What needs to be done.
The line holding "7, 8, 9, 10];" is the last one to output; start at the first line of the data, keep every line in between exactly, and leave out pictures.

(Stored items from a collection)
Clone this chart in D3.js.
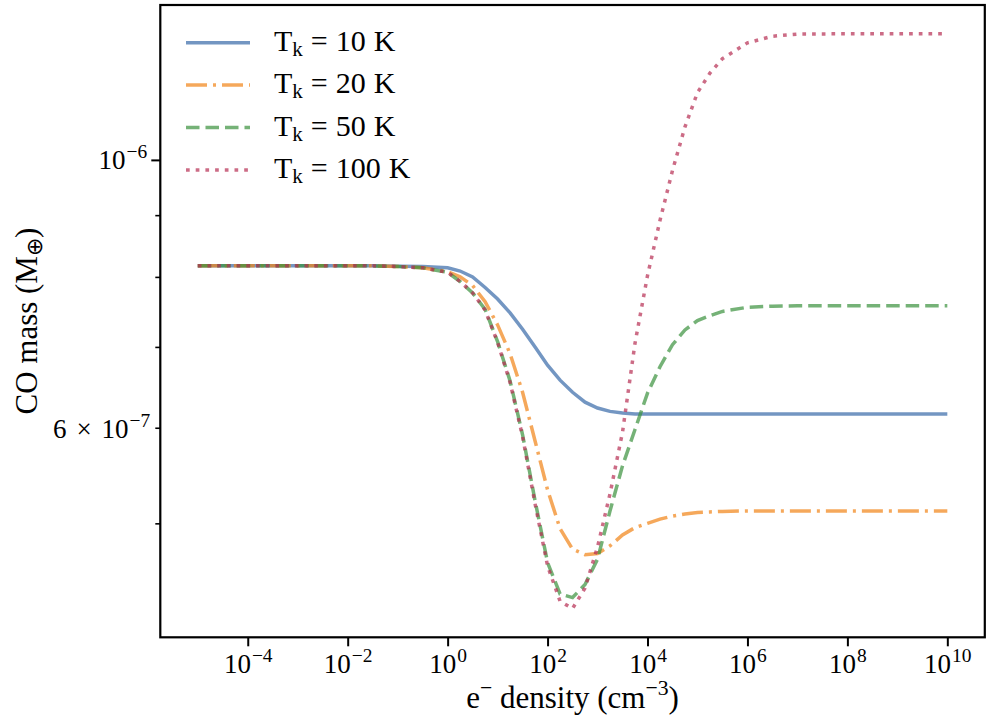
<!DOCTYPE html>
<html>
<head>
<meta charset="utf-8">
<script src="https://cdn.jsdelivr.net/npm/d3@7"></script>
<style>
  body { margin: 0; background: #fff; }
  svg text { font-family: "Liberation Serif", "Times New Roman", serif; fill: #000; }
</style>
</head>
<body>
<div id="chart"></div>
<script>
// log10 of the electron density (cm^-3), shared by every curve
const logDensity = [-5, -4, -3, -2, -1.5, -1, -0.5, 0, 0.25, 0.5, 0.75, 1, 1.25, 1.5, 1.75, 2,
  2.25, 2.5, 2.75, 3, 3.25, 3.5, 3.75, 4, 4.25, 4.5, 4.75, 5, 5.25, 5.5, 6, 6.5, 7, 8, 9, 10];

// CO mass in units of 1e-7 Earth masses
const mass10K = [8.17, 8.17, 8.17, 8.17, 8.17, 8.165, 8.16, 8.14, 8.09, 8.00, 7.84, 7.67, 7.47, 7.24, 7.00, 6.76,
  6.57, 6.42, 6.30, 6.23, 6.19, 6.17, 6.16, 6.16, 6.16, 6.16, 6.16, 6.16, 6.16, 6.16, 6.16, 6.16, 6.16, 6.16, 6.16, 6.16];
const mass20K = [8.17, 8.17, 8.17, 8.17, 8.17, 8.16, 8.14, 8.08, 8.00, 7.87, 7.63, 7.30, 6.91, 6.42, 5.85, 5.33,
  4.95, 4.76, 4.71, 4.72, 4.79, 4.89, 4.96, 5.00, 5.04, 5.07, 5.09, 5.105, 5.11, 5.115, 5.12, 5.12, 5.12, 5.12, 5.12, 5.12];
const mass50K = [8.17, 8.17, 8.17, 8.17, 8.17, 8.16, 8.14, 8.07, 7.93, 7.76, 7.52, 7.07, 6.56, 5.92, 5.22, 4.64,
  4.37, 4.34, 4.45, 4.67, 5.12, 5.58, 5.98, 6.41, 6.74, 7.03, 7.23, 7.36, 7.43, 7.49, 7.55, 7.565, 7.57, 7.57, 7.57, 7.57];
const mass100K = [8.17, 8.17, 8.17, 8.17, 8.17, 8.16, 8.14, 8.07, 7.93, 7.76, 7.51, 7.06, 6.54, 5.90, 5.19, 4.61,
  4.31, 4.25, 4.42, 4.78, 5.29, 5.95, 7.05, 8.02, 8.91, 9.80, 10.65, 11.37, 11.80, 12.13, 12.50, 12.66, 12.71, 12.72, 12.72, 12.72];

const temperatures = ['10', '20', '50', '100'];
const seriesMass = [mass10K, mass20K, mass50K, mass100K];

// tick definitions
const xTickExponents = [-4, -2, 0, 2, 4, 6, 8, 10];
const yMajorExponents = [-6];
const yMinorMantissas = [5, 6, 7, 8, 9];   // times 1e-7
const yLabelledMinor = [6];

const colors = ['#376aa8', '#f18316', '#3a913d', '#b62e52'];
const dashes = [null, '21,6,3,6', '13.5,6', '3.7,6'];

const W = 991, H = 721;
const margin = {top: 5, right: 6.2, bottom: 83.7, left: 160.3};
const tickFont = 27, labelFont = 31;

const svg = d3.select('#chart').append('svg')
    .attr('width', W)
    .attr('height', H);

// matplotlib-style 5% padding in log space
function padded(extent) {
  const span = extent[1] - extent[0];
  return [extent[0] - 0.05 * span, extent[1] + 0.05 * span];
}
const xLog = padded(d3.extent(logDensity));
const yLog = padded(d3.extent(seriesMass.flat(), v => Math.log10(v * 1e-7)));

const x = d3.scaleLog()
    .domain([10 ** xLog[0], 10 ** xLog[1]])
    .range([margin.left, W - margin.right]);
const y = d3.scaleLog()
    .domain([10 ** yLog[0], 10 ** yLog[1]])
    .range([H - margin.bottom, margin.top]);

const series = seriesMass.map((vals, i) => ({
  name: temperatures[i],
  points: logDensity.map((e, j) => ({x: 10 ** e, y: vals[j] * 1e-7}))
}));

svg.append('defs').append('clipPath').attr('id', 'clip')
  .append('rect')
    .attr('x', margin.left).attr('y', margin.top)
    .attr('width', W - margin.left - margin.right)
    .attr('height', H - margin.top - margin.bottom);

const line = d3.line().x(d => x(d.x)).y(d => y(d.y));

svg.append('g').attr('clip-path', 'url(#clip)')
  .selectAll('path')
  .data(series)
  .join('path')
    .attr('d', d => line(d.points))
    .attr('fill', 'none')
    .attr('stroke', (d, i) => colors[i])
    .attr('stroke-opacity', 0.7)
    .attr('stroke-width', 3.5)
    .attr('stroke-dasharray', (d, i) => dashes[i]);

// base text followed by a raised, smaller exponent
function powerLabel(sel, base, sup, raise) {
  sel.text(null);
  sel.append('tspan').text(base);
  sel.append('tspan').attr('font-size', '72%').attr('dx', 1).attr('dy', -raise).text(sup);
}
const expText = e => (e < 0 ? '\u2212' : '') + Math.abs(e);

// x axis
const xAxis = svg.append('g')
    .attr('transform', `translate(0,${H - margin.bottom})`)
    .call(d3.axisBottom(x)
      .tickValues(xTickExponents.map(e => 10 ** e))
      .tickSize(9)
      .tickFormat(''));
xAxis.select('.domain').remove();
xAxis.selectAll('.tick line').attr('stroke-width', 2);
xAxis.selectAll('.tick text')
    .attr('font-size', tickFont)
    .attr('dy', 0)
    .attr('y', 36)
    .each(function(d) {
      powerLabel(d3.select(this), '10', expText(Math.round(Math.log10(d))), 11);
    });

// y axis: major and minor ticks
const yAxisMajor = svg.append('g')
    .attr('transform', `translate(${margin.left},0)`)
    .call(d3.axisLeft(y)
      .tickValues(yMajorExponents.map(e => 10 ** e))
      .tickSize(9)
      .tickFormat(''));
yAxisMajor.select('.domain').remove();
yAxisMajor.selectAll('.tick line').attr('stroke-width', 2);
yAxisMajor.selectAll('.tick text')
    .attr('font-size', tickFont)
    .attr('x', -13)
    .attr('dy', 0)
    .attr('y', 9)
    .each(function(d) {
      powerLabel(d3.select(this), '10', expText(Math.round(Math.log10(d))), 11);
    });

const yAxisMinor = svg.append('g')
    .attr('transform', `translate(${margin.left},0)`)
    .call(d3.axisLeft(y)
      .tickValues(yMinorMantissas.map(m => m * 1e-7))
      .tickSize(5)
      .tickFormat(''));
yAxisMinor.select('.domain').remove();
yAxisMinor.selectAll('.tick line').attr('stroke-width', 1.6);
yAxisMinor.selectAll('.tick text')
    .attr('font-size', tickFont)
    .attr('x', -10)
    .attr('dy', 0)
    .attr('y', 10)
    .each(function(d) {
      const m = Math.round(d * 1e7);
      const sel = d3.select(this);
      sel.text(null);
      if (yLabelledMinor.includes(m)) {
        sel.append('tspan').text(m);
        sel.append('tspan').attr('dx', 10).text('\u00d7');
        sel.append('tspan').attr('dx', 10).text('10');
        sel.append('tspan').attr('font-size', '72%').attr('dx', 1).attr('dy', -11).text(expText(-7));
      }
    });

// frame
svg.append('rect')
    .attr('x', margin.left).attr('y', margin.top)
    .attr('width', W - margin.left - margin.right)
    .attr('height', H - margin.top - margin.bottom)
    .attr('fill', 'none')
    .attr('stroke', '#000')
    .attr('stroke-width', 2.2);

// axis titles
const xTitle = svg.append('text')
    .attr('x', (margin.left + W - margin.right) / 2)
    .attr('y', 708)
    .attr('text-anchor', 'middle')
    .attr('font-size', labelFont);
xTitle.append('tspan').text('e');
xTitle.append('tspan').attr('font-size', '70%').attr('dy', -13).text('\u2212');
xTitle.append('tspan').attr('dy', 13).text(' density (cm');
xTitle.append('tspan').attr('font-size', '70%').attr('dy', -13).text('\u22123');
xTitle.append('tspan').attr('dy', 13).text(')');

const yTitle = svg.append('text')
    .attr('transform', `translate(37,${(margin.top + H - margin.bottom) / 2}) rotate(-90)`)
    .attr('text-anchor', 'middle')
    .attr('font-size', labelFont);
yTitle.append('tspan').text('CO mass (M');
yTitle.append('tspan').attr('font-size', '70%').attr('dy', 5).text('\u2295');
yTitle.append('tspan').attr('dy', -5).text(')');

// legend
const rows = svg.append('g').selectAll('g')
  .data(series)
  .join('g')
    .attr('transform', (d, i) => `translate(186,${42.7 + i * 42.4})`);
rows.append('line')
    .attr('x1', 0).attr('x2', 64)
    .attr('stroke', (d, i) => colors[i])
    .attr('stroke-opacity', 0.7)
    .attr('stroke-width', 3.5)
    .attr('stroke-dasharray', (d, i) => dashes[i]);
rows.append('text')
    .attr('x', 88)
    .attr('y', 8)
    .attr('font-size', 30)
    .each(function(d) {
      const t = d3.select(this);
      t.append('tspan').text('T');
      t.append('tspan').attr('font-size', '70%').attr('dy', 5).text('k');
      t.append('tspan').attr('dy', -5).attr('dx', 8).text('=');
      t.append('tspan').attr('dx', 8).text(d.name);
      t.append('tspan').attr('dx', 8).text('K');
    });
</script>
</body>
</html>
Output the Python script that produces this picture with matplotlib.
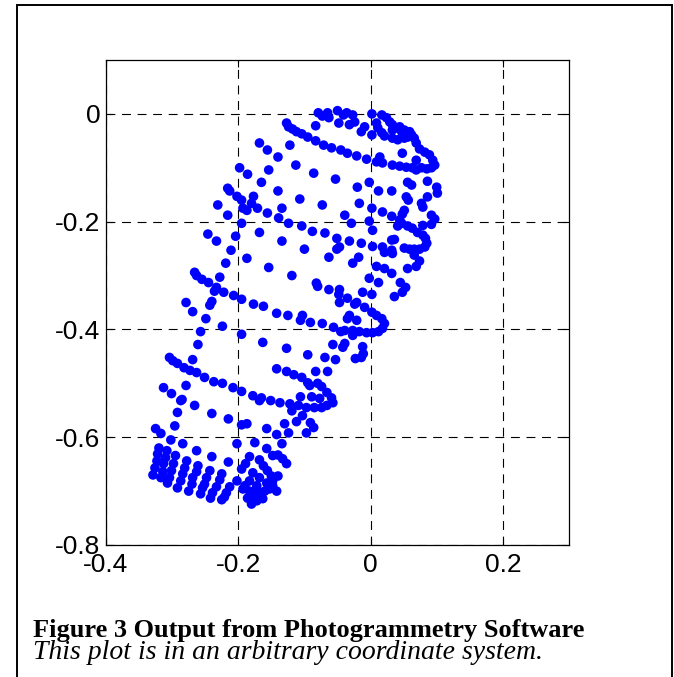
import numpy as np
import matplotlib.pyplot as plt
from matplotlib.patches import Rectangle

# reconstructed target points (x, y), arbitrary units, grouped by region of the object
top_band = [
    (-0.198, -0.100), (-0.216, -0.138), (-0.213, -0.143), (-0.202, -0.153),
    (-0.195, -0.160), (-0.231, -0.169),
    (-0.079, 0.002), (-0.065, 0.002), (-0.050, 0.006), (-0.041, -0.002),
    (-0.073, -0.004), (-0.063, -0.007), (-0.048, -0.017), (-0.083, -0.022),
    (-0.127, -0.017), (-0.124, -0.024), (-0.118, -0.028), (-0.112, -0.033),
    (-0.104, -0.037), (-0.095, -0.043), (-0.083, -0.050), (-0.071, -0.058),
    (-0.059, -0.063), (-0.045, -0.067), (-0.168, -0.054), (-0.156, -0.067),
    (-0.122, -0.058), (-0.140, -0.080), (-0.113, -0.095), (-0.154, -0.104),
    (-0.086, -0.110), (-0.053, -0.121), (-0.186, -0.112), (-0.165, -0.127),
    (-0.140, -0.143), (-0.177, -0.153), (-0.180, -0.166), (-0.107, -0.158),
    (-0.073, -0.169),
]

upper_loop = [
    (-0.036, 0.002), (-0.027, -0.002), (0.002, 0.000), (0.017, -0.002),
    (0.024, -0.007), (0.029, -0.015), (0.033, -0.020), (0.009, -0.017),
    (0.011, -0.026), (0.017, -0.035), (0.021, -0.041), (0.033, -0.045),
    (0.041, -0.048), (0.051, -0.045), (0.056, -0.043), (0.062, -0.039),
    (0.066, -0.045), (0.039, -0.026), (0.047, -0.033), (0.054, -0.035),
    (0.033, -0.030), (0.044, -0.024), (0.051, -0.030), (0.059, -0.033),
    (0.069, -0.054), (0.074, -0.065), (0.082, -0.071), (0.089, -0.076),
    (0.094, -0.086), (0.097, -0.095), (0.092, -0.100), (0.085, -0.102),
    (0.077, -0.100), (0.069, -0.104), (0.063, -0.100), (0.054, -0.099),
    (0.044, -0.097), (0.033, -0.095), (0.018, -0.091), (0.009, -0.089),
    (0.069, -0.086), (0.048, -0.073), (0.002, -0.039), (-0.014, -0.033),
    (-0.009, -0.024), (-0.024, -0.015), (-0.032, -0.020), (-0.035, -0.073),
    (-0.021, -0.078), (-0.006, -0.084), (0.014, -0.080), (-0.002, -0.127),
    (-0.020, -0.136), (0.012, -0.143), (0.032, -0.143), (0.056, -0.127),
    (0.062, -0.132), (0.086, -0.125), (0.100, -0.136), (0.101, -0.147),
    (0.086, -0.154), (0.054, -0.154), (0.057, -0.160), (-0.017, -0.166),
    (0.077, -0.166),
]

left_band = [
    (-0.216, -0.188), (-0.195, -0.203), (-0.246, -0.223), (-0.233, -0.236),
    (-0.204, -0.227), (-0.211, -0.253), (-0.219, -0.277), (-0.266, -0.294),
    (-0.263, -0.300), (-0.255, -0.307), (-0.245, -0.313), (-0.228, -0.303),
    (-0.233, -0.322), (-0.236, -0.329), (-0.222, -0.331), (-0.207, -0.337),
    (-0.195, -0.344), (-0.279, -0.350), (-0.240, -0.348),
    (-0.193, -0.175), (-0.187, -0.179), (-0.171, -0.175), (-0.156, -0.184),
    (-0.134, -0.175), (-0.139, -0.193), (-0.124, -0.203), (-0.104, -0.208),
    (-0.088, -0.218), (-0.069, -0.221), (-0.051, -0.231), (-0.051, -0.251),
    (-0.063, -0.266), (-0.039, -0.188), (-0.168, -0.220), (-0.134, -0.236),
    (-0.100, -0.251), (-0.187, -0.268), (-0.154, -0.285), (-0.119, -0.300),
    (-0.082, -0.314), (-0.080, -0.320), (-0.063, -0.326), (-0.047, -0.326),
    (-0.048, -0.335), (-0.177, -0.353), (-0.162, -0.357),
]

middle_loop = [
    (0.002, -0.175), (0.018, -0.182), (0.032, -0.190), (0.051, -0.179),
    (0.048, -0.186), (0.079, -0.173), (0.092, -0.188), (0.097, -0.195),
    (0.092, -0.205), (0.079, -0.207), (-0.029, -0.203), (-0.002, -0.199),
    (0.003, -0.216), (0.044, -0.197), (0.041, -0.208), (0.047, -0.203),
    (0.056, -0.208), (0.063, -0.212), (0.071, -0.220), (0.079, -0.225),
    (0.083, -0.231), (0.085, -0.240), (0.082, -0.247), (0.074, -0.251),
    (0.066, -0.251), (0.059, -0.251), (0.051, -0.249), (0.032, -0.234),
    (0.036, -0.233), (0.018, -0.247), (0.021, -0.257), (0.032, -0.253),
    (0.033, -0.259), (0.066, -0.262), (0.003, -0.246), (-0.014, -0.240),
    (-0.032, -0.236), (-0.047, -0.247), (-0.018, -0.266), (-0.027, -0.277),
    (0.074, -0.273), (0.069, -0.283), (0.056, -0.287), (0.009, -0.283),
    (0.021, -0.287), (0.032, -0.296), (-0.002, -0.305), (0.012, -0.313),
    (0.045, -0.313), (0.053, -0.322), (0.048, -0.331), (0.036, -0.339),
    (-0.012, -0.331), (-0.035, -0.342), (-0.021, -0.350), (0.002, -0.335),
]

lower_band = [
    (-0.269, -0.367), (-0.243, -0.355), (-0.249, -0.380), (-0.224, -0.394),
    (-0.257, -0.404), (-0.195, -0.409), (-0.261, -0.428), (-0.269, -0.456),
    (-0.304, -0.452), (-0.299, -0.458), (-0.292, -0.463), (-0.282, -0.471),
    (-0.273, -0.476), (-0.263, -0.480), (-0.251, -0.489), (-0.237, -0.497),
    (-0.224, -0.500), (-0.208, -0.508), (-0.195, -0.515), (-0.313, -0.508),
    (-0.301, -0.519), (-0.279, -0.504), (-0.285, -0.530), (-0.266, -0.541),
    (-0.142, -0.370), (-0.125, -0.374), (-0.103, -0.374), (-0.106, -0.383),
    (-0.091, -0.387), (-0.073, -0.389), (-0.056, -0.396), (-0.045, -0.404),
    (-0.163, -0.424), (-0.127, -0.435), (-0.095, -0.447), (-0.069, -0.452),
    (-0.053, -0.456), (-0.057, -0.428), (-0.042, -0.433), (-0.083, -0.478),
    (-0.065, -0.478), (-0.142, -0.473), (-0.127, -0.478), (-0.116, -0.484),
    (-0.104, -0.489), (-0.095, -0.499), (-0.092, -0.504), (-0.080, -0.500),
    (-0.074, -0.506), (-0.066, -0.517), (-0.059, -0.527), (-0.057, -0.536),
    (-0.178, -0.523), (-0.165, -0.527), (-0.151, -0.532), (-0.137, -0.536),
    (-0.122, -0.538), (-0.106, -0.525), (-0.089, -0.525), (-0.077, -0.528),
]

lower_loop = [
    (-0.047, -0.350), (-0.024, -0.353), (-0.009, -0.359), (0.002, -0.368),
    (0.009, -0.374), (0.017, -0.380), (0.021, -0.389), (0.018, -0.398),
    (0.012, -0.404), (0.003, -0.406), (-0.006, -0.406), (-0.017, -0.404),
    (-0.027, -0.402), (-0.039, -0.402), (-0.032, -0.374), (-0.035, -0.380),
    (-0.021, -0.383), (-0.027, -0.411), (-0.039, -0.426), (-0.012, -0.432),
    (-0.011, -0.445), (-0.014, -0.452), (-0.023, -0.454),
]

base_grid = [
    (-0.287, -0.532), (-0.292, -0.554), (-0.240, -0.556), (-0.215, -0.566),
    (-0.195, -0.577), (-0.296, -0.579), (-0.325, -0.584), (-0.317, -0.593),
    (-0.302, -0.605), (-0.284, -0.612), (-0.263, -0.625), (-0.240, -0.636),
    (-0.215, -0.646), (-0.202, -0.612),
    (-0.320, -0.620), (-0.322, -0.631), (-0.323, -0.644), (-0.326, -0.657),
    (-0.329, -0.670), (-0.308, -0.625), (-0.310, -0.638), (-0.313, -0.649),
    (-0.314, -0.664), (-0.317, -0.675), (-0.295, -0.634), (-0.298, -0.649),
    (-0.301, -0.662), (-0.304, -0.675), (-0.307, -0.685), (-0.292, -0.694),
    (-0.278, -0.644), (-0.281, -0.657), (-0.284, -0.668), (-0.287, -0.681),
    (-0.275, -0.700), (-0.261, -0.653), (-0.263, -0.664), (-0.269, -0.675),
    (-0.270, -0.687), (-0.243, -0.662), (-0.248, -0.675), (-0.251, -0.687),
    (-0.254, -0.694), (-0.257, -0.705), (-0.225, -0.668), (-0.228, -0.679),
    (-0.233, -0.692), (-0.239, -0.703), (-0.242, -0.713), (-0.225, -0.716),
    (-0.202, -0.681), (-0.213, -0.692), (-0.218, -0.703), (-0.221, -0.711),
    (-0.193, -0.696),
]

base_cluster = [
    (-0.168, -0.532), (-0.109, -0.541), (-0.097, -0.545), (-0.085, -0.545),
    (-0.074, -0.545), (-0.066, -0.541), (-0.119, -0.551), (-0.103, -0.560),
    (-0.112, -0.571), (-0.130, -0.575), (-0.091, -0.573), (-0.086, -0.582),
    (-0.097, -0.592), (-0.124, -0.592), (-0.142, -0.595), (-0.157, -0.584),
    (-0.187, -0.575), (-0.175, -0.610), (-0.134, -0.612), (-0.157, -0.621),
    (-0.148, -0.634), (-0.140, -0.633), (-0.133, -0.640), (-0.127, -0.649),
    (-0.183, -0.636), (-0.189, -0.649), (-0.168, -0.642), (-0.195, -0.659),
    (-0.178, -0.666), (-0.162, -0.653), (-0.156, -0.662), (-0.150, -0.672),
    (-0.168, -0.675), (-0.183, -0.681), (-0.190, -0.690), (-0.172, -0.690),
    (-0.157, -0.685), (-0.148, -0.681), (-0.140, -0.672), (-0.153, -0.696),
    (-0.168, -0.703), (-0.178, -0.709), (-0.186, -0.713), (-0.163, -0.714),
    (-0.172, -0.718), (-0.180, -0.724), (-0.148, -0.690), (-0.142, -0.700),
    (-0.175, -0.700), (-0.160, -0.700), (-0.183, -0.700),
]

groups = [top_band, upper_loop, left_band, middle_loop,
          lower_band, lower_loop, base_grid, base_cluster]
pts = np.array([p for g in groups for p in g])

x_ticks = [-0.4, -0.2, 0, 0.2]
x_labels = ["-0.4", "-0.2", "0", "0.2"]
y_ticks = [-0.8, -0.6, -0.4, -0.2, 0]
y_labels = ["-0.8", "-0.6", "-0.4", "-0.2", "0"]

caption_title = "Figure 3 Output from Photogrammetry Software"
caption_note = "This plot is in an arbitrary coordinate system."

fig = plt.figure(figsize=(6.74, 6.77), dpi=100)
fig.patch.set_facecolor("white")

# page frame around the figure
fig.patches.append(Rectangle((17 / 674, -0.01), 655 / 674, 1 - 5 / 677 + 0.01,
                             transform=fig.transFigure, fill=False,
                             edgecolor="black", lw=1.4))

ax = fig.add_axes([106 / 674, 1 - 545 / 677, 463 / 674, 485 / 677])
ax.scatter(pts[:, 0], pts[:, 1], s=48, color="#0000ff", edgecolors="none", zorder=3)

ax.set_xlim(-0.4, 0.3)
ax.set_ylim(-0.8, 0.1)
ax.set_xticks(x_ticks)
ax.set_xticklabels(x_labels)
ax.set_yticks(y_ticks)
ax.set_yticklabels(y_labels)
ax.grid(True, color="black", ls=(0, (8, 6)), lw=0.8)
ax.set_axisbelow(True)
ax.tick_params(direction="in", length=5, width=0.8, top=True, right=True,
               labelsize=19)
ax.tick_params(axis="y", pad=4)
ax.tick_params(axis="x", pad=6)
for lab in ax.get_xticklabels() + ax.get_yticklabels():
    lab.set_family("Liberation Sans")
for s in ax.spines.values():
    s.set_linewidth(0.9)

fig.text(33 / 674, 1 - 637 / 677, caption_title, family="Liberation Serif",
         weight="bold", size=19, va="baseline", ha="left")
fig.text(33 / 674, 1 - 659 / 677, caption_note, family="Liberation Serif",
         style="italic", size=20, va="baseline", ha="left")

fig.savefig("out.png", dpi=100)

Written response.
Clone this chart in D3.js.
<!DOCTYPE html>
<html>
<head>
<meta charset="utf-8">
<script src="https://cdn.jsdelivr.net/npm/d3@7"></script>
<style>
  body { margin: 0; background: #fff; }
  svg text { font-family: "Liberation Serif", "Times New Roman", serif; fill: #000; }
</style>
</head>
<body>
<div id="chart"></div>
<script>
// log10 of the electron density (cm^-3), shared by every curve
const logDensity = [-5, -4, -3, -2, -1.5, -1, -0.5, 0, 0.25, 0.5, 0.75, 1, 1.25, 1.5, 1.75, 2,
  2.25, 2.5, 2.75, 3, 3.25, 3.5, 3.75, 4, 4.25, 4.5, 4.75, 5, 5.25, 5.5, 6, 6.5, 7, 8, 9, 10];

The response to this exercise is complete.